**WHAT TO PRODUCE**.
Retype the opening lines of the data exactly, stopping after the line that contains "1.1, 0.4, 0.3]". Skip every picture.

○ ○ ○ ○ ○

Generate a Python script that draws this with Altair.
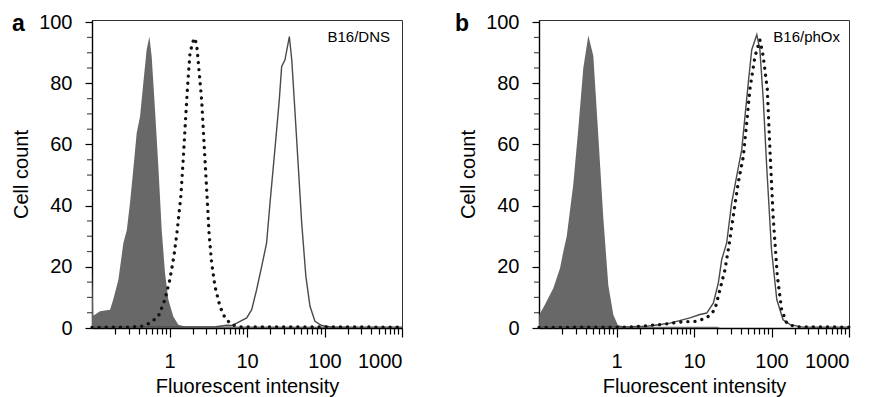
import altair as alt
import pandas as pd

FONT = "Liberation Sans"

# ---- tick values ----
X_MAJOR = [1, 10, 100, 1000]
X_MINOR = [0.2, 0.3, 0.4, 0.5, 0.6, 0.7, 0.8, 0.9,
           2, 3, 4, 5, 6, 7, 8, 9,
           20, 30, 40, 50, 60, 70, 80, 90,
           200, 300, 400, 500, 600, 700, 800, 900]
Y_MAJOR = [0, 20, 40, 60, 80, 100]
Y_MINOR = [5, 10, 15, 25, 30, 35, 45, 50, 55, 65, 70, 75, 85, 90, 95]

# ---- panel a: B16/DNS ----
a_fill_x = [0.100, 0.101, 0.104, 0.127, 0.171, 0.188, 0.219, 0.254, 0.281, 0.309, 0.341, 0.377,
            0.417, 0.459, 0.507, 0.550, 0.589, 0.650, 0.718, 0.794, 0.875, 0.966, 1.12, 1.30,
            1.58, 20.0, 200.0, 210.0]
a_fill_y = [0, 19, 4, 5.5, 6, 9.3, 15.8, 27.8, 32, 40.8, 51.8, 63.7,
            69.2, 80, 91, 95.3, 88.8, 71.4, 52.8, 32, 18, 9.3, 3.8, 1.1,
            0.5, 0.5, 0.4, 0]

a_dot_x = [0.1, 0.3, 0.45, 0.562, 0.718, 0.875, 1.01, 1.14, 1.26, 1.40, 1.51, 1.62, 1.72, 1.84,
           2.07, 2.24, 2.40, 2.60, 2.79, 3.02, 3.24, 3.50, 3.86, 4.47, 5.20, 6.31, 7.94, 1000]
a_dot_y = [0.2, 0.3, 0.6, 1.6, 3.8, 9.3, 15.8, 23.4, 32, 43, 56, 69.2, 80, 90,
           94.8, 93, 84.4, 74.6, 60.5, 45.2, 31, 21.2, 13.6, 7.1, 3.3, 1.1, 0.4, 0.3]

a_sol_x = [0.1, 4.0, 5.5, 6.3, 7.36, 9.91, 11.5, 13.3, 15.5, 17.9, 19.8, 22.9, 26.1, 28.0,
           30.9, 35.2, 37.8, 41.7, 45.9, 50.8, 57.5, 65.0, 75.3, 92.0, 126, 1000]
a_sol_y = [0.3, 0.4, 0.9, 0.8, 1.6, 3.3, 6, 12.5, 20.2, 27.8, 40.8, 58.3, 74.6, 85.5,
           87.7, 95.3, 87.7, 70.3, 52.8, 34.3, 16.9, 7.1, 2.2, 0.8, 0.3, 0.3]

# ---- panel b: B16/phOx ----
b_fill_x = [0.100, 0.101, 0.119, 0.153, 0.187, 0.206, 0.228, 0.277, 0.321, 0.373, 0.433, 0.502,
            0.582, 0.676, 0.784, 0.910, 1.04, 1.3, 20.0, 22.0]
b_fill_y = [0, 4.3, 7.6, 13, 19.6, 25, 30, 47, 65, 85, 95.6, 89,
            63, 36, 14, 4.3, 1, 0.4, 0.4, 0]

b_sol_x = [0.1, 1.5, 2.5, 3.31, 4.90, 8.87, 11.9, 14.6, 17.8, 20.6, 22.8, 26.4, 30.6, 35.5,
           41.3, 45.5, 50.1, 55.6, 64.6, 70.8, 78.3, 86.7, 100, 117, 141, 174, 251, 1000]
b_sol_y = [0.3, 0.4, 0.6, 1.0, 1.6, 3.3, 4.4, 4.9, 8.2, 14.7, 22.4, 27.8, 40.8, 49.6,
           58.3, 69.2, 80, 91, 95.9, 91, 74.6, 52.8, 25.6, 9.3, 2.7, 1.1, 0.3, 0.3]

b_dot_x = [0.1, 1.5, 4.0, 7.0, 10.8, 14.6, 18.6, 21.6, 25.1, 28.6, 32.1, 37.2, 43.3,
           47.9, 52.5, 61.2, 70.8, 78.3, 88.3, 95.5, 105, 119, 135, 157, 200, 1000]
b_dot_y = [0.2, 0.3, 1.2, 2.0, 2.2, 3.3, 6, 12.5, 19, 27.8, 36.5, 47.4, 56.1,
           67, 77.9, 88.8, 94.2, 88.8, 77.9, 58.3, 36.5, 16.9, 6, 1.6, 0.4, 0.3]


def panel(fx, fy, dx, dy, sx, sy, label, label_x, letter, letter_x):
    xs = alt.Scale(type="log", domain=[0.1, 1000], nice=False)
    ys = alt.Scale(domain=[0, 100.7], nice=False, zero=False)

    area = alt.Chart(pd.DataFrame({"x": fx, "y": fy})).mark_area(
        color="#686868", interpolate="linear"
    ).encode(
        x=alt.X("x:Q", scale=xs, title="Fluorescent intensity",
                axis=alt.Axis(values=X_MAJOR, format="~g", tickSize=9, labelPadding=14,
                              titlePadding=5, orient="bottom")),
        y=alt.Y("y:Q", scale=ys, title="Cell count",
                axis=alt.Axis(values=Y_MAJOR, tickSize=7, labelPadding=13,
                              titlePadding=7, orient="left")),
    )
    solid = alt.Chart(pd.DataFrame({"x": sx, "y": sy})).mark_line(
        color="#4a4a4a", strokeWidth=1.4
    ).encode(
        x=alt.X("x:Q", scale=xs, axis=None),
        y=alt.Y("y:Q", scale=ys, axis=None),
    )
    dotted = alt.Chart(pd.DataFrame({"x": dx, "y": dy})).mark_line(
        color="#111111", strokeWidth=3.3, strokeDash=[0.1, 7], strokeCap="round"
    ).encode(
        x=alt.X("x:Q", scale=xs, title=None,
                axis=alt.Axis(values=X_MINOR, labels=False, tickSize=6, domain=False,
                              orient="bottom")),
        y=alt.Y("y:Q", scale=ys, axis=None),
    )
    yminor = alt.Chart(pd.DataFrame({"v": Y_MINOR})).mark_tick(
        color="black", thickness=1.2, size=5, orient="horizontal"
    ).encode(
        y=alt.Y("v:Q", scale=ys, axis=None),
        x=alt.value(-2.5),
    )
    lab = alt.Chart(pd.DataFrame({"t": [label]})).mark_text(
        align="right", baseline="alphabetic", font=FONT, fontSize=15, color="black"
    ).encode(text="t:N", x=alt.value(label_x), y=alt.value(22))
    let = alt.Chart(pd.DataFrame({"t": [letter]})).mark_text(
        align="left", baseline="alphabetic", font=FONT, fontSize=23, fontWeight="bold",
        color="black"
    ).encode(text="t:N", x=alt.value(letter_x), y=alt.value(10.5))

    return alt.layer(area, solid, dotted, yminor, lab, let).resolve_axis(
        x="independent", y="independent"
    ).properties(width=310, height=308)


pa = panel(a_fill_x, a_fill_y, a_dot_x, a_dot_y, a_sol_x, a_sol_y, "B16/DNS", 298, "a", -80)
pb = panel(b_fill_x, b_fill_y, b_dot_x, b_dot_y, b_sol_x, b_sol_y, "B16/phOx", 301, "b", -84)

chart = alt.hconcat(pa, pb, spacing=137, bounds="flush").configure_view(
    stroke="#333333", strokeWidth=1
).configure_axis(
    domainColor="black", domainWidth=1.4, tickColor="black", tickWidth=1.2,
    labelFont=FONT, labelFontSize=20, labelColor="black",
    titleFont=FONT, titleFontSize=20, titleFontWeight="normal", titleColor="black",
    grid=False
).properties(padding={"left": 3, "top": 3, "right": 5, "bottom": 2})

chart.save("out.html", embed_options={"renderer": "svg", "actions": False})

○ ○ ○ ○ ○

**SOLUTION TO THIS TASK**.
Generate a Python script that draws this with Altair.
import altair as alt
import pandas as pd

FONT = "Liberation Sans"

# ---- tick values ----
X_MAJOR = [1, 10, 100, 1000]
X_MINOR = [0.2, 0.3, 0.4, 0.5, 0.6, 0.7, 0.8, 0.9,
           2, 3, 4, 5, 6, 7, 8, 9,
           20, 30, 40, 50, 60, 70, 80, 90,
           200, 300, 400, 500, 600, 700, 800, 900]
Y_MAJOR = [0, 20, 40, 60, 80, 100]
Y_MINOR = [5, 10, 15, 25, 30, 35, 45, 50, 55, 65, 70, 75, 85, 90, 95]

# ---- panel a: B16/DNS ----
a_fill_x = [0.100, 0.101, 0.104, 0.127, 0.171, 0.188, 0.219, 0.254, 0.281, 0.309, 0.341, 0.377,
            0.417, 0.459, 0.507, 0.550, 0.589, 0.650, 0.718, 0.794, 0.875, 0.966, 1.12, 1.30,
            1.58, 20.0, 200.0, 210.0]
a_fill_y = [0, 19, 4, 5.5, 6, 9.3, 15.8, 27.8, 32, 40.8, 51.8, 63.7,
            69.2, 80, 91, 95.3, 88.8, 71.4, 52.8, 32, 18, 9.3, 3.8, 1.1,
            0.5, 0.5, 0.4, 0]

a_dot_x = [0.1, 0.3, 0.45, 0.562, 0.718, 0.875, 1.01, 1.14, 1.26, 1.40, 1.51, 1.62, 1.72, 1.84,
           2.07, 2.24, 2.40, 2.60, 2.79, 3.02, 3.24, 3.50, 3.86, 4.47, 5.20, 6.31, 7.94, 1000]
a_dot_y = [0.2, 0.3, 0.6, 1.6, 3.8, 9.3, 15.8, 23.4, 32, 43, 56, 69.2, 80, 90,
           94.8, 93, 84.4, 74.6, 60.5, 45.2, 31, 21.2, 13.6, 7.1, 3.3, 1.1, 0.4, 0.3]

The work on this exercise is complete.